Karolina z Kamilem poznali się jeszcze w szkole średniej. Od kilkunastu lat są razem. Zdarzało się, że w ich życiu pojawiała się nuda, ale po niej zawsze przychodziły okresy ponownego zachwytu sobą.

Trzy lata temu zaczęli starać się o dziecko. Okazało się, że mają problemy. Musieli zrobić serię badań, by sprawdzić, czy w ogóle mogą mieć dzieci. – Stres mnie zjadał. Zastanawiałam się, czy to moja wina. Przecież jestem kobietą, powinnam bez kłopotu rodzić – mówi. Z powodu tego rozgoryczenia zaczęli na siebie warczeć przy każdej okazji. Na chrzcinach siostrzenicy Karolina poznała Jacka, który był drugim chrzestnym. – Był o głowę wyższy od Kamila, przytrzymywał drzwi kobietom, podawał płaszcze. Robił rzeczy, o których mój facet zapominał – wspomina.

– Przez krótką chwilę myślałam, że może powinnam go poznać bliżej. To straszne, co powiem, ale pomyślałam, że może on będzie mógł dać mi dziecko – mówi Karolina.

Jacek napisał do niej maila. Kontakt dostał od ich wspólnego znajomego. – Biłam się z myślami. Odpisałam mu, że dziękuję, ale mam męża. Wtedy rzucił tekstem o iskrach między nami, porozumieniu, o komplementował moją urodę. Przez chwilę chciałam w to wejść, ale na szczęście otrzeźwiałam i o wszystkim opowiedziałam Kamilowi – mówi Karolina.
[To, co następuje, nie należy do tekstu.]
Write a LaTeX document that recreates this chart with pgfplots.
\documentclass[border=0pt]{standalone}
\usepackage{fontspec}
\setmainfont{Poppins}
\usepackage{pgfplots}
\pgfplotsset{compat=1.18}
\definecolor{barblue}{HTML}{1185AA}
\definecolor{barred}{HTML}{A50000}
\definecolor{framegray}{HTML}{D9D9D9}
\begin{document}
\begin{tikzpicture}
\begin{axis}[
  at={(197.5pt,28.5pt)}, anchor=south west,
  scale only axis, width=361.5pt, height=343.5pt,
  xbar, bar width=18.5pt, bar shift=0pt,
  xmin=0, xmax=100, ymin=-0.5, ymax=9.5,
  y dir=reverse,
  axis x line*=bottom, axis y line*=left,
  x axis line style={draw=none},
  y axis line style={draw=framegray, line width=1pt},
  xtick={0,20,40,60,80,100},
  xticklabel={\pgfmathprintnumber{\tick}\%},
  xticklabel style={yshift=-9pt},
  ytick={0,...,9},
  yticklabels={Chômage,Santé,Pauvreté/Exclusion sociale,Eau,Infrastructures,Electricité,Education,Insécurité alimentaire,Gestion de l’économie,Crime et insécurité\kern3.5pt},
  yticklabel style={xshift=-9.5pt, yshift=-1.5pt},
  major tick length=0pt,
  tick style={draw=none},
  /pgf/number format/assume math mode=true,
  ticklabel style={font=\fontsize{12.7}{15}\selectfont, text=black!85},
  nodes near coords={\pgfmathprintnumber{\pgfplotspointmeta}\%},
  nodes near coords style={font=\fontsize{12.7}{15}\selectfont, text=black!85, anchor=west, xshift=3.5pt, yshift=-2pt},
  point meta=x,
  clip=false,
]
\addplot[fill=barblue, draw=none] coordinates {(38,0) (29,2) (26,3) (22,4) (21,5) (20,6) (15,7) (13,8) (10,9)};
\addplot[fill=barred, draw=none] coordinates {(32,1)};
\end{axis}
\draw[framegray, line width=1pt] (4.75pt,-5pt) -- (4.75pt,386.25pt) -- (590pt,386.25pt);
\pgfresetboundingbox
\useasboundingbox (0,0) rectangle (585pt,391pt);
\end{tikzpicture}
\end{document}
To była trudna decyzja, ale mądra. Jej mąż kazał Jackowi zostawić Karolinę w spokoju. Teraz starają się o adopcję, a niedoszły romans oraz walka o dziecko na nowo rozbudziła w nich uczucia. – Dzieci do adopcji przyznawane są tylko małżeństwom. Nie mogłam zrezygnować z najważniejszego marzenia – zapewnia Karolina.